But if you’re longing for a similar story from six and a half decades ago, look to a segment from another Disney film, “Make Mine Music.” Instead of a chance meeting of umbrellas on a busy street, “Johnnie Fedora and Alice Bluebonnet” begins with the titular pair of headwear meeting in a storefront display. Like “The Blue Umbrella,” the two are soon parted, leading the male counterpart to withstand tremendous uncertainty and physical torture on his quest to be reunited with his lost love. If you've never had the chance to see it before (and enjoy the accompanying shot of happiness to your soul), it's worth seven and a half minutes of your time.
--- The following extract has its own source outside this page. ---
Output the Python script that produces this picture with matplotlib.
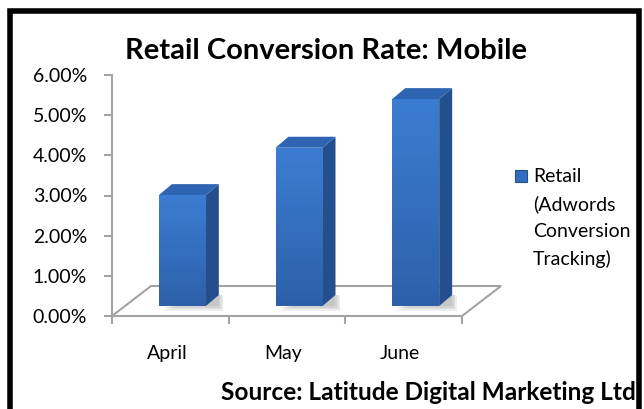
import numpy as np
import matplotlib
matplotlib.use("Agg")
import matplotlib.pyplot as plt
from matplotlib.patches import Polygon, Rectangle
from matplotlib.ticker import FuncFormatter

MONTHS = ["April", "May", "June"]
RATES = [2.76, 3.94, 5.15]  # conversion rate, %
Y_TICKS = [0, 1, 2, 3, 4, 5, 6]
TITLE = "Retail Conversion Rate: Mobile"
SERIES = "Retail\n(Adwords\nConversion\nTracking)"
SOURCE = "Source: Latitude Digital Marketing Ltd"

plt.rcParams["font.family"] = ["Lato", "DejaVu Sans"]

W, H = 644, 409
fig = plt.figure(figsize=(W / 100, H / 100), dpi=100)

# plot area in pixels: x 112..462 covers the 3 categories, y 316..75 covers 0..6 %
ax = fig.add_axes([112 / W, 1 - 316 / H, 350 / W, 241 / H])

px_x = 3 / 350
px_y = 6 / 241

grey = "#a3a3a3"
floor_dx, floor_dy = 39 * px_x, 30 * px_y
front_dx, front_dy = 12 * px_x, 10 * px_y
depth_dx, depth_dy = 13 * px_x, 11 * px_y
bar_w = 47 * px_x

# floor outline (front edge is the bottom spine)
floor = [(0, 0), (floor_dx, floor_dy), (3 + floor_dx, floor_dy), (3, 0)]
ax.plot(*zip(*floor), color=grey, lw=1.5, clip_on=False, zorder=1,
        solid_joinstyle="miter")

grad = np.linspace(0, 1, 256).reshape(-1, 1)
front_cmap = matplotlib.colors.LinearSegmentedColormap.from_list(
    "front", ["#2d60a9", "#3b7dd2"])

for i, v in enumerate(RATES):
    x0 = i + 0.5 - bar_w / 2 + front_dx
    x1 = x0 + bar_w
    y0 = front_dy
    y1 = front_dy + v
    # soft shadow at the base, built from a few faint layers
    for k in range(4):
        grow = k * 1.5
        ax.add_patch(Polygon([(x0 + 4 * px_x, y0 - grow * px_y),
                              (x1 + depth_dx + grow * px_x, y0 - grow * px_y),
                              (x1 + depth_dx + grow * px_x, y0 + depth_dy),
                              (x1, y0 + depth_dy)],
                             closed=True, color="#7a7a7a", alpha=0.12, lw=0,
                             zorder=2, clip_on=False))
    # side face
    ax.add_patch(Polygon([(x1, y0), (x1 + depth_dx, y0 + depth_dy),
                          (x1 + depth_dx, y1 + depth_dy), (x1, y1)],
                         closed=True, facecolor="#234f8c", edgecolor="none",
                         zorder=3, clip_on=False))
    # top face
    ax.add_patch(Polygon([(x0, y1), (x0 + depth_dx, y1 + depth_dy),
                          (x1 + depth_dx, y1 + depth_dy), (x1, y1)],
                         closed=True, facecolor="#2d65b3", edgecolor="none",
                         zorder=3, clip_on=False))
    # front face with a vertical gradient
    face = Rectangle((x0, y0), bar_w, v, facecolor="none", edgecolor="none",
                     zorder=4)
    ax.add_patch(face)
    im = ax.imshow(grad, cmap=front_cmap, extent=(x0, x1, y0, y1),
                   origin="lower", aspect="auto", zorder=4)
    im.set_clip_path(face)

ax.set_xlim(0, 3)
ax.set_ylim(0, 6)

for side in ["top", "right"]:
    ax.spines[side].set_visible(False)
for side in ["left", "bottom"]:
    ax.spines[side].set_color(grey)
    ax.spines[side].set_linewidth(1.5)

ax.set_yticks(Y_TICKS)
ax.yaxis.set_major_formatter(FuncFormatter(lambda y, _: f"{y:.2f}%"))
ax.tick_params(axis="y", length=6, width=1.5, color=grey, labelsize=14,
               pad=12, labelcolor="black")
ax.set_xticks([0, 1, 2, 3])
ax.set_xticklabels([])
ax.tick_params(axis="x", which="major", length=6, width=1.5, color=grey)
ax.set_xticks([0.47, 1.47, 2.47], minor=True)
ax.set_xticklabels(MONTHS, minor=True)
ax.tick_params(axis="x", which="minor", length=0, pad=21, labelsize=14)

fig.text(326 / W, 1 - 51 / H, TITLE, ha="center", va="center",
         fontsize=21, fontweight="bold")
fig.text(636 / W, 1 - 392 / H, SOURCE, ha="right", va="center",
         fontsize=17.6, fontweight="bold")

# legend entry
fig.patches.append(Rectangle((515 / W, 1 - 182 / H), 12 / W, 12 / H,
                             transform=fig.transFigure, facecolor="#3170c0",
                             edgecolor="#24508e", lw=0.8))
fig.text(533 / W, 1 - 168 / H, SERIES, ha="left", va="top", fontsize=14,
         linespacing=1.68)

# chart border
fig.patches.append(Rectangle((10 / W, -0.05), 629 / W, 1.05 - 11 / H,
                             transform=fig.transFigure, facecolor="none",
                             edgecolor="black", lw=4))

fig.savefig("out.png", dpi=100)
A direct, one-to-one comparison of the two is a little unfair. Naturally, The Andrews Sisters’ song narration gives “Johnnie Fedora & Alice Bluebonnet” a little more character depth and a story that spans more than a single night. But the pair of shorts have a similar sense of danger. It would be cynical to expect anything other than the promise of a happy ending, but the love that either of these films get probably comes from the joy of overcoming the adversity of the human world. Also, in its day, “Johnnie Fedora & Alice Bluebonnet” wasn't universally loved either; Bosley Crowther of the New York Times called the segment "a silly romance."
Both of these shorts also share DNA with last year’s “Paperman,” a similar tale of finding an elusive love through throngs of indifferent people. All three prove Disney’s grand tradition of manipulating emotion through music. In “Paperman,” our hero’s search to find the woman from the next building builds to a frenzied effort, all scored to a pulsing sense of impending triumph (featured in the trailer below). Jon Brion follows up his absolutely stellar work on “ParaNorman” with a simple, yet effective score that captures the perfect tone for “The Blue Umbrella.” And there are few things more purely touching than Johnnie’s impassioned song, straining above the bustling city streets to find his lost Alice. (I...I’ve got something in my eye. Excuse me while I find a tissue.)
It’s interesting to note that “The Blue Umbrella,” with its simple story, still opted to make it a boy-seeks-girl narrative. It seems like the simple framework would have been ideal for flipping that traditional gender relationship. But, in terms of innovation, the real star of Pixar’s latest short is the technology. Come awards time, we’ll probably have the conversation again about whether visual innovation trumps story originality. In the meantime, those looking for a classic version of love between inanimate objects need only look to the past.